In a statement posted on its website, Hilton states simply: “as of 11 July 2020, Hilton Cape Town City Centre will cease to operate as a Hilton hotel. As a result, stays booked past this date will not accrue Honors points. Please contact the hotel directly with any questions.”

Hilton has no plans to leave South Africa

Business Insider said a Hilton spokesperson had indicated the group had no plans to withdraw from the country.

The company also operates Hilton Sandton and Hilton Durban. Its DoubleTree by Hilton Hotel in Woodstock, Cape Town, is managed by a franchise holder.
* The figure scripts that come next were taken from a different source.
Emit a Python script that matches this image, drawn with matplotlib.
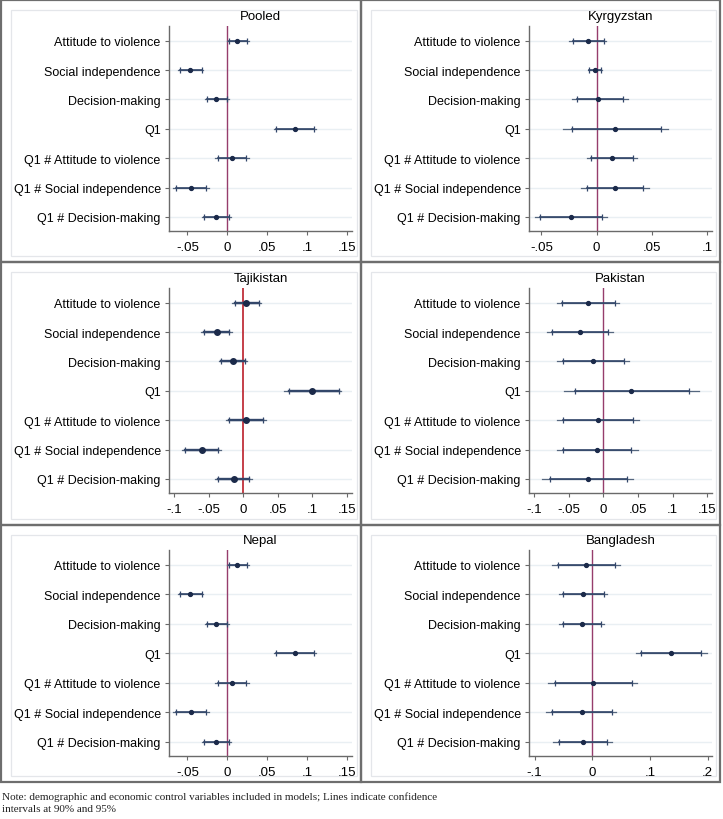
import matplotlib.pyplot as plt
from matplotlib.patches import Rectangle

plt.rcParams['font.family'] = ['Liberation Sans', 'DejaVu Sans']

labels = ['Attitude to violence', 'Social independence', 'Decision-making', 'Q1',
          'Q1 # Attitude to violence', 'Q1 # Social independence', 'Q1 # Decision-making']

# point estimates and confidence intervals
pooled_coef = [0.0126, -0.0461, -0.0138, 0.085, 0.0059, -0.0452, -0.0147]
pooled_ci90 = [(0.0017, 0.0247), (-0.0595, -0.0322), (-0.0251, -0.0004), (0.0611, 0.108),
               (-0.0117, 0.023), (-0.0637, -0.0268), (-0.0293, 0.0017)]
pooled_ci95 = [(-0.0005, 0.027), (-0.062, -0.030), (-0.0275, 0.002), (0.058, 0.111),
               (-0.015, 0.0265), (-0.0675, -0.023), (-0.032, 0.0047)]

kyrgyz_coef = [-0.0082, -0.0018, 0.0009, 0.017, 0.0136, 0.0167, -0.0236]
kyrgyz_ci90 = [(-0.0212, 0.0064), (-0.0067, 0.0039), (-0.018, 0.0242), (-0.0227, 0.0582),
               (-0.0052, 0.0333), (-0.0091, 0.0418), (-0.051, 0.0045)]
kyrgyz_ci95 = [(-0.0246, 0.0082), (-0.0077, 0.005), (-0.022, 0.028), (-0.0303, 0.0643),
               (-0.009, 0.037), (-0.0142, 0.0475), (-0.056, 0.0097)]

tajik_coef = [0.0048, -0.0382, -0.015, 0.0995, 0.0039, -0.0594, -0.013]
tajik_ci90 = [(-0.0121, 0.0232), (-0.057, -0.0203), (-0.0314, 0.0024), (0.0657, 0.1377),
              (-0.0203, 0.028), (-0.0836, -0.0362), (-0.0362, 0.0087)]
tajik_ci95 = [(-0.0155, 0.0252), (-0.0605, -0.016), (-0.0345, 0.0055), (0.059, 0.141),
              (-0.025, 0.0325), (-0.088, -0.032), (-0.0405, 0.013)]

pakistan_coef = [-0.0218, -0.034, -0.015, 0.0403, -0.008, -0.009, -0.0223]
pakistan_ci90 = [(-0.0597, 0.0165), (-0.0747, 0.0068), (-0.0587, 0.0301), (-0.0407, 0.1232),
                 (-0.058, 0.042), (-0.058, 0.040), (-0.0771, 0.0335)]
pakistan_ci95 = [(-0.067, 0.0228), (-0.0815, 0.0141), (-0.067, 0.0373), (-0.0572, 0.1387),
                 (-0.068, 0.052), (-0.068, 0.050), (-0.0888, 0.0432)]

nepal_coef = [0.0126, -0.0461, -0.0138, 0.085, 0.0059, -0.0452, -0.0147]
nepal_ci90 = [(0.0017, 0.0247), (-0.0595, -0.0322), (-0.0251, -0.0004), (0.0611, 0.108),
              (-0.0117, 0.023), (-0.0637, -0.0268), (-0.0293, 0.0017)]
nepal_ci95 = [(-0.0005, 0.027), (-0.062, -0.030), (-0.0275, 0.002), (0.058, 0.111),
              (-0.015, 0.0265), (-0.0675, -0.023), (-0.032, 0.0047)]

bangla_coef = [-0.011, -0.0157, -0.0186, 0.1362, 0.0017, -0.0186, -0.0168]
bangla_ci90 = [(-0.0597, 0.040), (-0.0504, 0.0203), (-0.0504, 0.0157), (0.0847, 0.1886),
               (-0.0638, 0.0684), (-0.069, 0.0348), (-0.058, 0.026)]
bangla_ci95 = [(-0.069, 0.0487), (-0.058, 0.026), (-0.058, 0.0197), (0.0754, 0.199),
               (-0.0765, 0.0783), (-0.0795, 0.0412), (-0.0679, 0.0336)]

W, H = 723, 820
fig = plt.figure(figsize=(W / 100, H / 100), dpi=100)


def px_axes(x0, y0, x1, y1):
    return fig.add_axes([x0 / W, 1 - y1 / H, (x1 - x0) / W, (y1 - y0) / H])


def coef_panel(ax, title, coef, ci90, ci95, xlim, xticks, xticklabels, bold=False):
    n = len(labels)
    ys = list(range(1, n + 1))
    zcol = '#c0303a' if bold else '#963d6c'
    lw90 = 1.7 if bold else 1.2
    ms = 4.0 if bold else 2.8
    for y in ys:
        ax.axhline(y, color='#e9eff3', lw=1.0, zorder=0)
    ax.axvline(0, color=zcol, lw=1.3 if bold else 1.0, zorder=1)
    for y, b, c9, c5 in zip(ys, coef, ci90, ci95):
        ax.plot(c5, [y, y], color='#55677f', lw=0.9, zorder=2)
        ax.plot(c9, [y, y], color='#33476a', lw=lw90, zorder=3)
        ax.plot(c9, [y, y], ls='none', marker='|', ms=5, mew=0.9,
                color='#33476a', zorder=3)
        ax.plot(b, y, marker='o', ms=ms, color='#1b2a4a', mec='#1b2a4a', zorder=4)
    ax.set_ylim(n + 0.48, 0.5)
    ax.set_xlim(*xlim)
    ax.set_yticks(ys)
    ax.set_yticklabels(labels, fontsize=9)
    ax.set_xticks(xticks)
    ax.set_xticklabels(xticklabels, fontsize=9.5)
    for s in ('top', 'right'):
        ax.spines[s].set_visible(False)
    for s in ('left', 'bottom'):
        ax.spines[s].set_color('#6a6a6a')
        ax.spines[s].set_linewidth(1.0)
    ax.tick_params(axis='both', length=3, width=0.8, color='#6a6a6a', pad=3)
    ax.tick_params(axis='x', pad=4)
    ax.set_facecolor('none')
    ax.annotate(title, xy=(0.5, 1), xycoords='axes fraction', xytext=(0, 7.5),
                textcoords='offset points', ha='center', va='center', fontsize=9.5)


# cell frames
cells_x = [(1, 361), (361, 720)]
cells_y = [(1, 263), (263, 526), (526, 783)]
for (cy0, cy1) in cells_y:
    for (cx0, cx1) in cells_x:
        fig.add_artist(Rectangle(((cx0 + 10) / W, 1 - (cy1 - 6) / H),
                                 (cx1 - cx0 - 14) / W, (cy1 - cy0 - 16) / H,
                                 transform=fig.transFigure, fill=False,
                                 ec='#e4e6ea', lw=0.9, zorder=0))
        fig.add_artist(Rectangle((cx0 / W, 1 - cy1 / H), (cx1 - cx0) / W,
                                 (cy1 - cy0) / H, transform=fig.transFigure,
                                 fill=False, ec='#6e6e6e', lw=1.6, zorder=5))

ax1 = px_axes(169, 27, 352, 232)
coef_panel(ax1, 'Pooled', pooled_coef, pooled_ci90, pooled_ci95, (-0.073, 0.156),
           [-0.05, 0, 0.05, 0.1, 0.15], ['-.05', '0', '.05', '.1', '.15'])

ax2 = px_axes(529, 27, 712, 232)
coef_panel(ax2, 'Kyrgyzstan', kyrgyz_coef, kyrgyz_ci90, kyrgyz_ci95, (-0.0612, 0.1045),
           [-0.05, 0, 0.05, 0.1], ['-.05', '0', '.05', '.1'])

ax3 = px_axes(169, 289, 352, 494)
coef_panel(ax3, 'Tajikistan', tajik_coef, tajik_ci90, tajik_ci95, (-0.107, 0.157),
           [-0.1, -0.05, 0, 0.05, 0.1, 0.15], ['-.1', '-.05', '0', '.05', '.1', '.15'],
           bold=True)

ax4 = px_axes(529, 289, 712, 494)
coef_panel(ax4, 'Pakistan', pakistan_coef, pakistan_ci90, pakistan_ci95, (-0.1078, 0.157),
           [-0.1, -0.05, 0, 0.05, 0.1, 0.15], ['-.1', '-.05', '0', '.05', '.1', '.15'])

ax5 = px_axes(169, 551, 352, 757)
coef_panel(ax5, 'Nepal', nepal_coef, nepal_ci90, nepal_ci95, (-0.073, 0.156),
           [-0.05, 0, 0.05, 0.1, 0.15], ['-.05', '0', '.05', '.1', '.15'])

ax6 = px_axes(529, 551, 712, 757)
coef_panel(ax6, 'Bangladesh', bangla_coef, bangla_ci90, bangla_ci95, (-0.1096, 0.2075),
           [-0.1, 0, 0.1, 0.2], ['-.1', '0', '.1', '.2'])

note = ('Note: demographic and economic control variables included in models; Lines indicate confidence\n'
        'intervals at 90% and 95%')
fig.text(2 / W, 1 - 792 / H, note, ha='left', va='top', fontsize=8.0,
         family=['Liberation Serif', 'DejaVu Serif'], color='#222222', linespacing=1.5)

fig.savefig('out.png', dpi=100, facecolor='white')
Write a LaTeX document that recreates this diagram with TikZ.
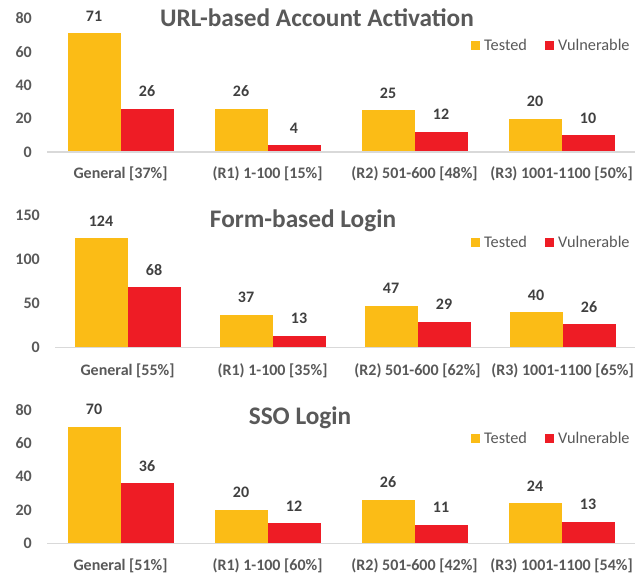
\documentclass[tikz,border=0pt]{standalone}
\usepackage{fontspec}
\setmainfont{Carlito}
\definecolor{tested}{HTML}{FBBC16}
\definecolor{vuln}{HTML}{EE1C25}
\definecolor{axisgray}{HTML}{D9D9D9}
\definecolor{txtgray}{HTML}{595959}
\definecolor{valgray}{HTML}{404040}
\tikzset{
  ticklbl/.style={anchor=east, font=\fontsize{16}{16}\selectfont\bfseries, text=txtgray, inner sep=0pt},
  vallbl/.style={anchor=base, font=\fontsize{16}{16}\selectfont\bfseries, text=valgray, inner sep=0pt},
  catlbl/.style={anchor=base, font=\fontsize{16}{16}\selectfont\bfseries, text=txtgray, inner sep=0pt},
  charttitle/.style={anchor=base, font=\fontsize{25.3}{26}\selectfont\bfseries, text=txtgray, inner sep=0pt},
  legtxt/.style={anchor=base west, font=\fontsize{16.3}{17}\selectfont, text=txtgray, inner sep=0pt},
  baraxis/.style={draw=axisgray, line width=1.5pt},
}
% Bars, value labels and category labels of one chart.
% Needs \xa (axis start), \xb (axis end), \base (zero line), \ppu (pixels per unit), \caty, \cid
\newcommand\drawbars[1]{%
  \pgfmathsetmacro\cw{(\xb-\xa)/4}
  \foreach \i/\t/\v/\lab in {#1} {
    \pgfmathsetmacro\cx{\xa+(\i+0.5)*\cw}
    \pgfmathsetmacro\ty{\base-\t*\ppu}
    \pgfmathsetmacro\vy{\base-\v*\ppu}
    \fill[tested] (\cx-53,\base) rectangle (\cx,\ty);
    \fill[vuln] (\cx,\base) rectangle (\cx+53,\vy);
    \node[vallbl] (\cid t\i) at (\cx-26.5,\ty-12) {\t};
    \node[vallbl] (\cid v\i) at (\cx+26.5,\vy-12) {\v};
    \node[catlbl] (\cid c\i) at (\cx,\caty) {\lab};
  }
  \draw[baraxis] (\xa,\base) -- (\xb,\base);
}
% Legend with its baseline at #1
\newcommand\drawlegend[2]{%
  \fill[tested] (471,#1-9.5) rectangle (479.5,#1-0.5);
  \node[legtxt] (#2lt) at (484,#1) {Tested};
  \fill[vuln] (545,#1-9.5) rectangle (553.5,#1-0.5);
  \node[legtxt] (#2lv) at (558,#1) {Vulnerable};
}
\begin{document}
\begin{tikzpicture}[x=1pt,y=-1pt]
\fill[white] (0,0) rectangle (644,573);
\useasboundingbox (0,0) rectangle (644,573);

% URL-based account activation
\def\cid{a}\def\xa{47}\def\xb{635}\def\base{152}\def\ppu{1.67}\def\caty{178}
\foreach \tk in {0,20,...,80} \node[ticklbl] (a\tk) at (\xa-15,\base-\tk*\ppu) {\tk};
\drawbars{0/71/26/{General [37\%]},1/26/4/{(R1) 1-100 [15\%]},2/25/12/{(R2) 501-600 [48\%]},3/20/10/{(R3) 1001-1100 [50\%]}}
\node[charttitle] (atitle) at (317,26) {URL-based Account Activation};
\drawlegend{50.7}{a}

% Form-based login
\def\cid{b}\def\xa{55}\def\xb{635}\def\base{347.3}\def\ppu{0.88}\def\caty{375}
\foreach \tk in {0,50,...,150} \node[ticklbl] (b\tk) at (\xa-15,\base-\tk*\ppu) {\tk};
\drawbars{0/124/68/{General [55\%]},1/37/13/{(R1) 1-100 [35\%]},2/47/29/{(R2) 501-600 [62\%]},3/40/26/{(R3) 1001-1100 [65\%]}}
\node[charttitle] (btitle) at (303,227.3) {Form-based Login};
\drawlegend{247.3}{b}

% SSO login
\def\cid{c}\def\xa{47}\def\xb{635}\def\base{543.3}\def\ppu{1.667}\def\caty{570}
\foreach \tk in {0,20,...,80} \node[ticklbl] (c\tk) at (\xa-15,\base-\tk*\ppu) {\tk};
\drawbars{0/70/36/{General [51\%]},1/20/12/{(R1) 1-100 [60\%]},2/26/11/{(R2) 501-600 [42\%]},3/24/13/{(R3) 1001-1100 [54\%]}}
\node[charttitle] (ctitle) at (300,424) {SSO Login};
\drawlegend{443.3}{c}
\end{tikzpicture}
\end{document}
“We remain committed to Cape Town as a destination,” the spokesperson said. Hilton still plans to open its first boutique-style Canopy by Hilton hotel in the city towards the end of next year. The hotel, in Longkloof Studios, Gardens, will be owned and developed by property giant Growthpoint.

Hilton announced 100th African property in 2019

It was less than a year ago that Hilton announced an agreement for its milestone 100th property in Africa, which occurred during the centenary year of the US-based group. Hilton has more than 6 000 hotels and resorts in over 100 countries worldwide.

At the time, Patrick Fitzgibbon, the Senior Vice President for Development in Europe, Middle East & Africa for Hilton said: “With this being our 100th year, reaching the milestone of 100 hotels allows us to reflect on our rich legacy of pioneering tourism on the African continent but also to look to the future.”

Hospitality industry is now looking far gloomier

Now, however, things are far gloomier for the hotel sector as a result of the pandemic.

South African hotels are still struggling as local business travel remains limited and leisure travel by South Africans is largely non-existent, except for intra-provincial travel.

International travel seems unlikely to be allowed before year-end, given the ongoing high level of local infections.